The court held that the complaining tenant’s “subjective testimony that the cigarette odor offended her is not sufficient to prove…that [tenant] has violated the…lease and house rules by permitting offensive odors to emanate from her apartment and into the common areas of the building.” Accordingly, the court dismissed the petition.
Comment: Adam Leitman Bailey, counsel to the respondent tenant, explained that they had invited the landlord to participate in a joint inspection of the hallway and the landlord’s representatives had conceded that “they could not discern any smoke odors in the hallway.” Bailey stated that the landlord’s representatives sought to enter the tenant’s apartment “in direct violation of the tenant’s privacy rights.” He further noted that the tenant had an “explicit right to smoke in her apartment given that smoking was not restricted under her proprietary lease.”
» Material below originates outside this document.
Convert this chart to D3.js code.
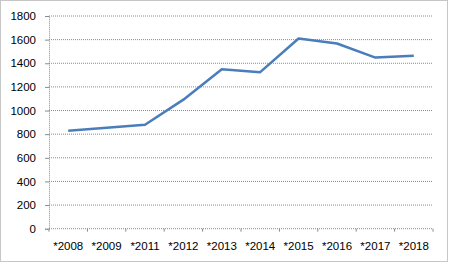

Bailey also stated that the landlord claimed that “it needed to enter the tenant’s apartment in order to determine whether smoke odors were escaping into the hallway whenever the tenant opened the door.” Bailey argued that “even if the smoking odors were present, the judgment that they are or are not offensive is purely a subjective matter” and the proceeding should have been dismissed even if the landlord’s factual allegations were proven.
Bailey further emphasized that “people may be evicted only for objectively bad conduct” and “the conduct complained of was at worst purely subjectively bad, as seen in the eyes of some people” and only residents of one apartment out of more than 100 apartments had complained.
An attorney at [redacted], attorney for the landlord stated that “[w]e respectfully disagree with Judge Peter Wendt’s decision and have filed a notice of appeal of his order. There was unrebutted testimony that clearly established the existence of strong, offensive cigarette odors emanating from the tenant’s apartment, and that the lease default was not timely cured.”
201 W. 89th Owners v. Mostel, Civ. Ct., N.Y. Co., Index No. L&T 083986/13, Wendt, J.